▶ Problem to work on
Transcribe the full listing exactly, and drop every picture.

▶ Data extract
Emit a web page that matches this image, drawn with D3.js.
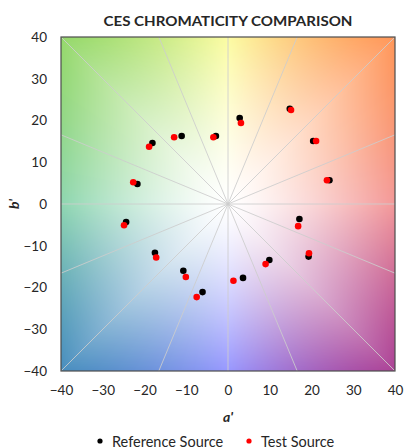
<!DOCTYPE html>
<html lang="en">
<head>
    <meta charset="utf-8">
    <title>CES Chromaticity Comparison</title>
    <script src="https://d3js.org/d3.v7.min.js"></script>
    <style>
        body { margin: 0; background: #fff; }
        text { font-family: Lato, "Open Sans", sans-serif; fill: #262626; }
    </style>
</head>
<body>
<svg width="404" height="448"></svg>
<script>
    // reference source (black) and test source (red), a' / b' per hue bin
    var refA  = [24.3, 20.4, 14.8, 2.8, -2.9, -11.1, -18.1, -21.7, -24.4, -17.5, -10.7, -6.1, 3.6, 9.9, 19.3, 17.1];
    var refB  = [5.7, 15.1, 22.8, 20.6, 16.3, 16.3, 14.6, 4.8, -4.3, -11.7, -16.0, -21.1, -17.7, -13.4, -12.6, -3.6];
    var testA = [23.7, 21.1, 15.1, 3.1, -3.5, -12.9, -18.9, -22.7, -24.9, -17.2, -10.1, -7.5, 1.3, 9.0, 19.4, 16.8];
    var testB = [5.7, 15.1, 22.5, 19.4, 16.0, 16.0, 13.7, 5.2, -5.1, -12.8, -17.5, -22.3, -18.4, -14.4, -11.8, -5.3];
    var tickValues = [-40, -30, -20, -10, 0, 10, 20, 30, 40];
    var seriesNames = ["Reference Source", "Test Source"];
    var seriesColors = ["#000000", "#ff0000"];

    var svg = d3.select("svg");
    var plot = {left: 61, right: 395, top: 37, bottom: 371};

    var xScale = d3.scaleLinear().domain([-40, 40]).range([plot.left, plot.right]);
    var yScale = d3.scaleLinear().domain([-40, 40]).range([plot.bottom, plot.top]);

    // background: hue by angle, fading to white at the centre
    var hueAngles = [0, 45, 90, 135, 180, 225, 270, 315, 360];
    var hueColors = ["rgb(243,152,152)", "rgb(255,150,88)", "rgb(252,252,162)", "rgb(148,216,106)",
                     "rgb(142,214,176)", "rgb(72,142,190)", "rgb(152,152,255)", "rgb(172,66,150)", "rgb(243,152,152)"];
    var hueScale = d3.scaleLinear().domain(hueAngles).range(hueColors).interpolate(d3.interpolateRgb);

    var w = plot.right - plot.left, h = plot.bottom - plot.top;
    var canvas = document.createElement("canvas");
    canvas.width = w; canvas.height = h;
    var ctx = canvas.getContext("2d");
    var img = ctx.createImageData(w, h);
    for (var j = 0; j < h; j++) {
        for (var i = 0; i < w; i++) {
            var a = xScale.invert(plot.left + i + 0.5);
            var b = yScale.invert(plot.top + j + 0.5);
            var rad = Math.atan2(b, a);
            var ang = rad * 180 / Math.PI;
            if (ang < 0) ang += 360;
            var edge = 40 / Math.max(Math.abs(Math.cos(rad)), Math.abs(Math.sin(rad)));
            var t = Math.pow(Math.min(1, Math.sqrt(a * a + b * b) / edge), 1.35);
            var c = d3.rgb(d3.interpolateRgb("#ffffff", hueScale(ang))(t));
            var k = (j * w + i) * 4;
            img.data[k] = c.r; img.data[k + 1] = c.g; img.data[k + 2] = c.b; img.data[k + 3] = 255;
        }
    }
    ctx.putImageData(img, 0, 0);

    svg.append("image")
        .attr("x", plot.left).attr("y", plot.top)
        .attr("width", w).attr("height", h)
        .attr("href", canvas.toDataURL());

    // spokes every 22.5 degrees
    var spokes = d3.range(16).map(function(i) { return i * 22.5 * Math.PI / 180; });
    svg.append("g").selectAll("line")
        .data(spokes)
        .enter()
        .append("line")
        .attr("x1", xScale(0))
        .attr("y1", yScale(0))
        .attr("x2", function(d) { return xScale(40 * Math.cos(d) / Math.max(Math.abs(Math.cos(d)), Math.abs(Math.sin(d)))); })
        .attr("y2", function(d) { return yScale(40 * Math.sin(d) / Math.max(Math.abs(Math.cos(d)), Math.abs(Math.sin(d)))); })
        .attr("stroke", "#cdcdcd")
        .attr("stroke-opacity", 0.85)
        .attr("stroke-width", 1);

    svg.append("rect")
        .attr("x", plot.left).attr("y", plot.top)
        .attr("width", w).attr("height", h)
        .attr("fill", "none")
        .attr("stroke", "#4d4d4d")
        .attr("stroke-width", 1.2);

    // axes (labels only)
    var xAxis = d3.axisBottom(xScale).tickValues(tickValues).tickSize(0).tickPadding(14);
    var yAxis = d3.axisLeft(yScale).tickValues(tickValues).tickSize(0).tickPadding(14);
    var gx = svg.append("g").attr("transform", "translate(0," + plot.bottom + ")").call(xAxis);
    var gy = svg.append("g").attr("transform", "translate(" + plot.left + ",0)").call(yAxis);
    gx.select(".domain").remove();
    gy.select(".domain").remove();
    svg.selectAll(".tick text")
        .attr("font-family", "Lato, sans-serif")
        .attr("font-size", 13.5)
        .attr("fill", "#262626");

    // points
    var refData = refA.map(function(d, i) { return [d, refB[i]]; });
    var testData = testA.map(function(d, i) { return [d, testB[i]]; });
    [refData, testData].forEach(function(data, s) {
        svg.append("g").selectAll("circle")
            .data(data)
            .enter()
            .append("circle")
            .attr("cx", function(d) { return xScale(d[0]); })
            .attr("cy", function(d) { return yScale(d[1]); })
            .attr("r", 3.3)
            .attr("fill", seriesColors[s]);
    });

    // titles
    svg.append("text")
        .attr("x", 228).attr("y", 26)
        .attr("text-anchor", "middle")
        .attr("font-size", 14).attr("font-weight", "bold")
        .attr("textLength", 249).attr("lengthAdjust", "spacingAndGlyphs")
        .text("CES CHROMATICITY COMPARISON");
    svg.append("text")
        .attr("x", 228).attr("y", 422)
        .attr("text-anchor", "middle")
        .attr("font-size", 14).attr("font-weight", "bold").attr("font-style", "italic")
        .text("a'");
    svg.append("text")
        .attr("transform", "translate(19,204) rotate(-90)")
        .attr("text-anchor", "middle")
        .attr("font-size", 14).attr("font-weight", "bold").attr("font-style", "italic")
        .text("b'");

    // legend
    var legendX = [100, 249];
    var legend = svg.append("g").selectAll("g")
        .data(seriesNames)
        .enter()
        .append("g")
        .attr("transform", function(d, i) { return "translate(" + legendX[i] + ",441)"; });
    legend.append("circle").attr("r", 2.6).attr("fill", function(d, i) { return seriesColors[i]; });
    legend.append("text").attr("x", 12).attr("y", 5.5).attr("font-size", 14.5).text(function(d) { return d; });
</script>
</body>
</html>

▶ Output of the exercise
Emit a web page that matches this image, drawn with D3.js.
<!DOCTYPE html>
<html lang="en">
<head>
    <meta charset="utf-8">
    <title>CES Chromaticity Comparison</title>
    <script src="https://d3js.org/d3.v7.min.js"></script>
    <style>
        body { margin: 0; background: #fff; }
        text { font-family: Lato, "Open Sans", sans-serif; fill: #262626; }
    </style>
</head>
<body>
<svg width="404" height="448"></svg>
<script>
    // reference source (black) and test source (red), a' / b' per hue bin
    var refA  = [24.3, 20.4, 14.8, 2.8, -2.9, -11.1, -18.1, -21.7, -24.4, -17.5, -10.7, -6.1, 3.6, 9.9, 19.3, 17.1];
    var refB  = [5.7, 15.1, 22.8, 20.6, 16.3, 16.3, 14.6, 4.8, -4.3, -11.7, -16.0, -21.1, -17.7, -13.4, -12.6, -3.6];
    var testA = [23.7, 21.1, 15.1, 3.1, -3.5, -12.9, -18.9, -22.7, -24.9, -17.2, -10.1, -7.5, 1.3, 9.0, 19.4, 16.8];
    var testB = [5.7, 15.1, 22.5, 19.4, 16.0, 16.0, 13.7, 5.2, -5.1, -12.8, -17.5, -22.3, -18.4, -14.4, -11.8, -5.3];
    var tickValues = [-40, -30, -20, -10, 0, 10, 20, 30, 40];
    var seriesNames = ["Reference Source", "Test Source"];
    var seriesColors = ["#000000", "#ff0000"];

    var svg = d3.select("svg");
    var plot = {left: 61, right: 395, top: 37, bottom: 371};

    var xScale = d3.scaleLinear().domain([-40, 40]).range([plot.left, plot.right]);
    var yScale = d3.scaleLinear().domain([-40, 40]).range([plot.bottom, plot.top]);

    // background: hue by angle, fading to white at the centre
    var hueAngles = [0, 45, 90, 135, 180, 225, 270, 315, 360];
    var hueColors = ["rgb(243,152,152)", "rgb(255,150,88)", "rgb(252,252,162)", "rgb(148,216,106)",
                     "rgb(142,214,176)", "rgb(72,142,190)", "rgb(152,152,255)", "rgb(172,66,150)", "rgb(243,152,152)"];
    var hueScale = d3.scaleLinear().domain(hueAngles).range(hueColors).interpolate(d3.interpolateRgb);

    var w = plot.right - plot.left, h = plot.bottom - plot.top;
    var canvas = document.createElement("canvas");
    canvas.width = w; canvas.height = h;
    var ctx = canvas.getContext("2d");
    var img = ctx.createImageData(w, h);
    for (var j = 0; j < h; j++) {
        for (var i = 0; i < w; i++) {
            var a = xScale.invert(plot.left + i + 0.5);
            var b = yScale.invert(plot.top + j + 0.5);
            var rad = Math.atan2(b, a);
            var ang = rad * 180 / Math.PI;
            if (ang < 0) ang += 360;
            var edge = 40 / Math.max(Math.abs(Math.cos(rad)), Math.abs(Math.sin(rad)));
            var t = Math.pow(Math.min(1, Math.sqrt(a * a + b * b) / edge), 1.35);
            var c = d3.rgb(d3.interpolateRgb("#ffffff", hueScale(ang))(t));
            var k = (j * w + i) * 4;
            img.data[k] = c.r; img.data[k + 1] = c.g; img.data[k + 2] = c.b; img.data[k + 3] = 255;
        }
    }
    ctx.putImageData(img, 0, 0);

    svg.append("image")
        .attr("x", plot.left).attr("y", plot.top)
        .attr("width", w).attr("height", h)
        .attr("href", canvas.toDataURL());

    // spokes every 22.5 degrees
    var spokes = d3.range(16).map(function(i) { return i * 22.5 * Math.PI / 180; });
    svg.append("g").selectAll("line")
        .data(spokes)
        .enter()
        .append("line")
        .attr("x1", xScale(0))
        .attr("y1", yScale(0))
        .attr("x2", function(d) { return xScale(40 * Math.cos(d) / Math.max(Math.abs(Math.cos(d)), Math.abs(Math.sin(d)))); })
        .attr("y2", function(d) { return yScale(40 * Math.sin(d) / Math.max(Math.abs(Math.cos(d)), Math.abs(Math.sin(d)))); })
        .attr("stroke", "#cdcdcd")
        .attr("stroke-opacity", 0.85)
        .attr("stroke-width", 1);

    svg.append("rect")
        .attr("x", plot.left).attr("y", plot.top)
        .attr("width", w).attr("height", h)
        .attr("fill", "none")
        .attr("stroke", "#4d4d4d")
        .attr("stroke-width", 1.2);

    // axes (labels only)
    var xAxis = d3.axisBottom(xScale).tickValues(tickValues).tickSize(0).tickPadding(14);
    var yAxis = d3.axisLeft(yScale).tickValues(tickValues).tickSize(0).tickPadding(14);
    var gx = svg.append("g").attr("transform", "translate(0," + plot.bottom + ")").call(xAxis);
    var gy = svg.append("g").attr("transform", "translate(" + plot.left + ",0)").call(yAxis);
    gx.select(".domain").remove();
    gy.select(".domain").remove();
    svg.selectAll(".tick text")
        .attr("font-family", "Lato, sans-serif")
        .attr("font-size", 13.5)
        .attr("fill", "#262626");

    // points
    var refData = refA.map(function(d, i) { return [d, refB[i]]; });
    var testData = testA.map(function(d, i) { return [d, testB[i]]; });
    [refData, testData].forEach(function(data, s) {
        svg.append("g").selectAll("circle")
            .data(data)
            .enter()
            .append("circle")
            .attr("cx", function(d) { return xScale(d[0]); })
            .attr("cy", function(d) { return yScale(d[1]); })
            .attr("r", 3.3)
            .attr("fill", seriesColors[s]);
    });

    // titles
    svg.append("text")
        .attr("x", 228).attr("y", 26)
        .attr("text-anchor", "middle")
        .attr("font-size", 14).attr("font-weight", "bold")
        .attr("textLength", 249).attr("lengthAdjust", "spacingAndGlyphs")
        .text("CES CHROMATICITY COMPARISON");
    svg.append("text")
        .attr("x", 228).attr("y", 422)
        .attr("text-anchor", "middle")
        .attr("font-size", 14).attr("font-weight", "bold").attr("font-style", "italic")
        .text("a'");
    svg.append("text")
        .attr("transform", "translate(19,204) rotate(-90)")
        .attr("text-anchor", "middle")
        .attr("font-size", 14).attr("font-weight", "bold").attr("font-style", "italic")
        .text("b'");

    // legend
    var legendX = [100, 249];
    var legend = svg.append("g").selectAll("g")
        .data(seriesNames)
        .enter()
        .append("g")
        .attr("transform", function(d, i) { return "translate(" + legendX[i] + ",441)"; });
    legend.append("circle").attr("r", 2.6).attr("fill", function(d, i) { return seriesColors[i]; });
    legend.append("text").attr("x", 12).attr("y", 5.5).attr("font-size", 14.5).text(function(d) { return d; });
</script>
</body>
</html>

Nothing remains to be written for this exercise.